* _YOUR OBJECTIVE_
Leave out the pictures and transcribe the rest of the records exactly.

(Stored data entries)

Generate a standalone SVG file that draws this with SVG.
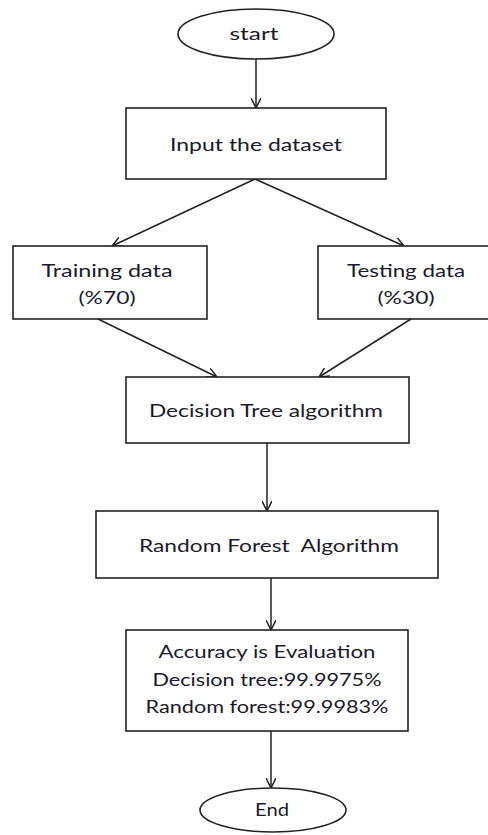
<svg xmlns="http://www.w3.org/2000/svg" width="488" height="835" viewBox="0 0 488 835">
<style>
.box{fill:#fff;stroke:#222;stroke-width:1.6}
.t{font-family:Lato,"Open Sans","Liberation Sans",sans-serif;font-size:18px;fill:#1a1a2a;text-anchor:middle}
.c{stroke:#222;stroke-width:1.5;fill:none;marker-end:url(#ah)}
</style>
<defs>
<marker id="ah" viewBox="0 0 10 10" refX="10" refY="5" markerWidth="10" markerHeight="10" markerUnits="userSpaceOnUse" orient="auto">
<path d="M0,0 L10,5 L0,10" fill="none" stroke="#222" stroke-width="1.5"/>
</marker>
</defs>
<rect width="488" height="835" fill="#fff"/>
<g id="connectors">
<line class="c" x1="256" y1="59" x2="256" y2="108"/>
<line class="c" x1="255" y1="179" x2="112" y2="246"/>
<line class="c" x1="255" y1="179" x2="404" y2="246"/>
<line class="c" x1="98" y1="319" x2="217" y2="377"/>
<line class="c" x1="411" y1="319" x2="319" y2="377"/>
<line class="c" x1="267" y1="443" x2="267" y2="511"/>
<line class="c" x1="271" y1="578" x2="271" y2="630"/>
<line class="c" x1="271" y1="731" x2="271" y2="788"/>
</g>
<g id="start">
<ellipse class="box" cx="256" cy="34" rx="78" ry="25"/>
<text class="t" x="254" y="40" textLength="49" lengthAdjust="spacingAndGlyphs">start</text>
</g>
<g id="input">
<rect class="box" x="126" y="108" width="260" height="71"/>
<text class="t" x="256" y="151" textLength="172" lengthAdjust="spacingAndGlyphs">Input the dataset</text>
</g>
<g id="training">
<rect class="box" x="13" y="246" width="194" height="73"/>
<text class="t" x="107" y="277" textLength="131" lengthAdjust="spacingAndGlyphs">Training data</text>
<text class="t" x="107" y="304" textLength="57" lengthAdjust="spacingAndGlyphs">(%70)</text>
</g>
<g id="testing">
<rect class="box" x="318" y="246" width="182" height="73"/>
<text class="t" x="406" y="277" textLength="118" lengthAdjust="spacingAndGlyphs">Testing data</text>
<text class="t" x="406" y="304" textLength="57" lengthAdjust="spacingAndGlyphs">(%30)</text>
</g>
<g id="decision">
<rect class="box" x="126" y="377" width="283" height="66"/>
<text class="t" x="266" y="417" textLength="234" lengthAdjust="spacingAndGlyphs">Decision Tree algorithm</text>
</g>
<g id="forest">
<rect class="box" x="96" y="511" width="342" height="67"/>
<text class="t" x="269" y="552" textLength="260" lengthAdjust="spacingAndGlyphs" style="white-space:pre">Random Forest  Algorithm</text>
</g>
<g id="accuracy">
<rect class="box" x="126" y="630" width="282" height="101"/>
<text class="t" x="267" y="658" textLength="217" lengthAdjust="spacingAndGlyphs">Accuracy is Evaluation</text>
<text class="t" x="267" y="686" textLength="229" lengthAdjust="spacingAndGlyphs">Decision tree:99.9975%</text>
<text class="t" x="267" y="713" textLength="243" lengthAdjust="spacingAndGlyphs">Random forest:99.9983%</text>
</g>
<g id="end">
<ellipse class="box" cx="273" cy="810" rx="73" ry="22"/>
<text class="t" x="272" y="816" textLength="34" lengthAdjust="spacingAndGlyphs">End</text>
</g>
</svg>
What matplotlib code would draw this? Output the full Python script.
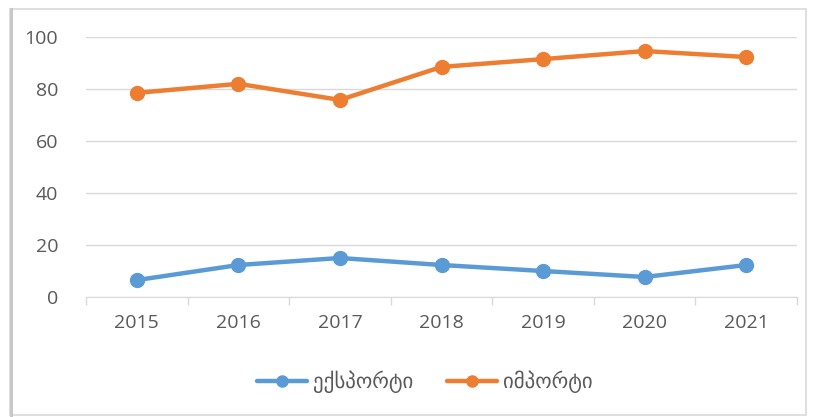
import matplotlib.pyplot as plt
import matplotlib.patches as patches
import numpy as np

years = ['2015', '2016', '2017', '2018', '2019', '2020', '2021']
export_vals = [6.5, 12.3, 15.0, 12.3, 10.0, 7.7, 12.3]
import_vals = [78.5, 82.0, 75.8, 88.5, 91.5, 94.6, 92.3]
labels = ['ექსპორტი', 'იმპორტი']

plt.rcParams['font.family'] = ['Open Sans', 'DejaVu Sans']

fig = plt.figure(figsize=(8.14, 4.17), dpi=100)
fig.patch.set_facecolor('white')

# outer frame of the chart
frame = patches.Rectangle((10/814, 2/417), 796/814, 406/417, transform=fig.transFigure,
                          fill=False, edgecolor='#d9d9d9', linewidth=1.2)
fig.patches.append(frame)
fig.add_artist(plt.Line2D([11/814, 11/814], [2/417, 408/417], transform=fig.transFigure,
                          color='#c8c8c8', linewidth=2.2))

ax = fig.add_axes([86/814, 1 - 297/417, 711/814, 260/417])
x = np.arange(len(years))

ax.plot(x, export_vals, color='#5b9bd5', linewidth=3.2, marker='o', markersize=10,
        label=labels[0], solid_capstyle='round')
ax.plot(x, import_vals, color='#ed7d31', linewidth=3.2, marker='o', markersize=10,
        label=labels[1], solid_capstyle='round')

ax.set_xlim(-0.5, len(years) - 0.5)
ax.set_ylim(0, 100)
ax.set_yticks(range(0, 101, 20))
ax.set_xticks(x)
ax.set_xticklabels(years)
ax.set_xticks(np.arange(-0.5, len(years)), minor=True)
ax.tick_params(axis='x', which='major', length=0, pad=12, labelsize=14, labelcolor='#595959')
ax.tick_params(axis='x', which='minor', length=6, color='#d9d9d9', width=1)
ax.tick_params(axis='y', length=0, pad=20, labelsize=14, labelcolor='#595959')

ax.grid(axis='y', color='#d9d9d9', linewidth=1)
ax.set_axisbelow(True)
for s in ['top', 'right', 'left']:
    ax.spines[s].set_visible(False)
ax.spines['bottom'].set_color('#d9d9d9')
ax.spines['bottom'].set_zorder(0)

leg = fig.legend(loc='center', bbox_to_anchor=(425/814, 1 - 382/417), ncol=2, frameon=False,
                 fontsize=15, handlelength=2.4, columnspacing=1.6, handletextpad=0.3,
                 markerscale=0.8)
for t in leg.get_texts():
    t.set_color('#595959')

fig.savefig('out.png', dpi=100)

* _FINISHED TASK_
Generate a standalone SVG file that draws this with SVG.
<svg xmlns="http://www.w3.org/2000/svg" width="488" height="835" viewBox="0 0 488 835">
<style>
.box{fill:#fff;stroke:#222;stroke-width:1.6}
.t{font-family:Lato,"Open Sans","Liberation Sans",sans-serif;font-size:18px;fill:#1a1a2a;text-anchor:middle}
.c{stroke:#222;stroke-width:1.5;fill:none;marker-end:url(#ah)}
</style>
<defs>
<marker id="ah" viewBox="0 0 10 10" refX="10" refY="5" markerWidth="10" markerHeight="10" markerUnits="userSpaceOnUse" orient="auto">
<path d="M0,0 L10,5 L0,10" fill="none" stroke="#222" stroke-width="1.5"/>
</marker>
</defs>
<rect width="488" height="835" fill="#fff"/>
<g id="connectors">
<line class="c" x1="256" y1="59" x2="256" y2="108"/>
<line class="c" x1="255" y1="179" x2="112" y2="246"/>
<line class="c" x1="255" y1="179" x2="404" y2="246"/>
<line class="c" x1="98" y1="319" x2="217" y2="377"/>
<line class="c" x1="411" y1="319" x2="319" y2="377"/>
<line class="c" x1="267" y1="443" x2="267" y2="511"/>
<line class="c" x1="271" y1="578" x2="271" y2="630"/>
<line class="c" x1="271" y1="731" x2="271" y2="788"/>
</g>
<g id="start">
<ellipse class="box" cx="256" cy="34" rx="78" ry="25"/>
<text class="t" x="254" y="40" textLength="49" lengthAdjust="spacingAndGlyphs">start</text>
</g>
<g id="input">
<rect class="box" x="126" y="108" width="260" height="71"/>
<text class="t" x="256" y="151" textLength="172" lengthAdjust="spacingAndGlyphs">Input the dataset</text>
</g>
<g id="training">
<rect class="box" x="13" y="246" width="194" height="73"/>
<text class="t" x="107" y="277" textLength="131" lengthAdjust="spacingAndGlyphs">Training data</text>
<text class="t" x="107" y="304" textLength="57" lengthAdjust="spacingAndGlyphs">(%70)</text>
</g>
<g id="testing">
<rect class="box" x="318" y="246" width="182" height="73"/>
<text class="t" x="406" y="277" textLength="118" lengthAdjust="spacingAndGlyphs">Testing data</text>
<text class="t" x="406" y="304" textLength="57" lengthAdjust="spacingAndGlyphs">(%30)</text>
</g>
<g id="decision">
<rect class="box" x="126" y="377" width="283" height="66"/>
<text class="t" x="266" y="417" textLength="234" lengthAdjust="spacingAndGlyphs">Decision Tree algorithm</text>
</g>
<g id="forest">
<rect class="box" x="96" y="511" width="342" height="67"/>
<text class="t" x="269" y="552" textLength="260" lengthAdjust="spacingAndGlyphs" style="white-space:pre">Random Forest  Algorithm</text>
</g>
<g id="accuracy">
<rect class="box" x="126" y="630" width="282" height="101"/>
<text class="t" x="267" y="658" textLength="217" lengthAdjust="spacingAndGlyphs">Accuracy is Evaluation</text>
<text class="t" x="267" y="686" textLength="229" lengthAdjust="spacingAndGlyphs">Decision tree:99.9975%</text>
<text class="t" x="267" y="713" textLength="243" lengthAdjust="spacingAndGlyphs">Random forest:99.9983%</text>
</g>
<g id="end">
<ellipse class="box" cx="273" cy="810" rx="73" ry="22"/>
<text class="t" x="272" y="816" textLength="34" lengthAdjust="spacingAndGlyphs">End</text>
</g>
</svg>
What matplotlib code would draw this? Output the full Python script.
import matplotlib.pyplot as plt
import matplotlib.patches as patches
import numpy as np

years = ['2015', '2016', '2017', '2018', '2019', '2020', '2021']
export_vals = [6.5, 12.3, 15.0, 12.3, 10.0, 7.7, 12.3]
import_vals = [78.5, 82.0, 75.8, 88.5, 91.5, 94.6, 92.3]
labels = ['ექსპორტი', 'იმპორტი']

plt.rcParams['font.family'] = ['Open Sans', 'DejaVu Sans']

fig = plt.figure(figsize=(8.14, 4.17), dpi=100)
fig.patch.set_facecolor('white')

# outer frame of the chart
frame = patches.Rectangle((10/814, 2/417), 796/814, 406/417, transform=fig.transFigure,
                          fill=False, edgecolor='#d9d9d9', linewidth=1.2)
fig.patches.append(frame)
fig.add_artist(plt.Line2D([11/814, 11/814], [2/417, 408/417], transform=fig.transFigure,
                          color='#c8c8c8', linewidth=2.2))

ax = fig.add_axes([86/814, 1 - 297/417, 711/814, 260/417])
x = np.arange(len(years))

ax.plot(x, export_vals, color='#5b9bd5', linewidth=3.2, marker='o', markersize=10,
        label=labels[0], solid_capstyle='round')
ax.plot(x, import_vals, color='#ed7d31', linewidth=3.2, marker='o', markersize=10,
        label=labels[1], solid_capstyle='round')

ax.set_xlim(-0.5, len(years) - 0.5)
ax.set_ylim(0, 100)
ax.set_yticks(range(0, 101, 20))
ax.set_xticks(x)
ax.set_xticklabels(years)
ax.set_xticks(np.arange(-0.5, len(years)), minor=True)
ax.tick_params(axis='x', which='major', length=0, pad=12, labelsize=14, labelcolor='#595959')
ax.tick_params(axis='x', which='minor', length=6, color='#d9d9d9', width=1)
ax.tick_params(axis='y', length=0, pad=20, labelsize=14, labelcolor='#595959')

ax.grid(axis='y', color='#d9d9d9', linewidth=1)
ax.set_axisbelow(True)
for s in ['top', 'right', 'left']:
    ax.spines[s].set_visible(False)
ax.spines['bottom'].set_color('#d9d9d9')
ax.spines['bottom'].set_zorder(0)

leg = fig.legend(loc='center', bbox_to_anchor=(425/814, 1 - 382/417), ncol=2, frameon=False,
                 fontsize=15, handlelength=2.4, columnspacing=1.6, handletextpad=0.3,
                 markerscale=0.8)
for t in leg.get_texts():
    t.set_color('#595959')

fig.savefig('out.png', dpi=100)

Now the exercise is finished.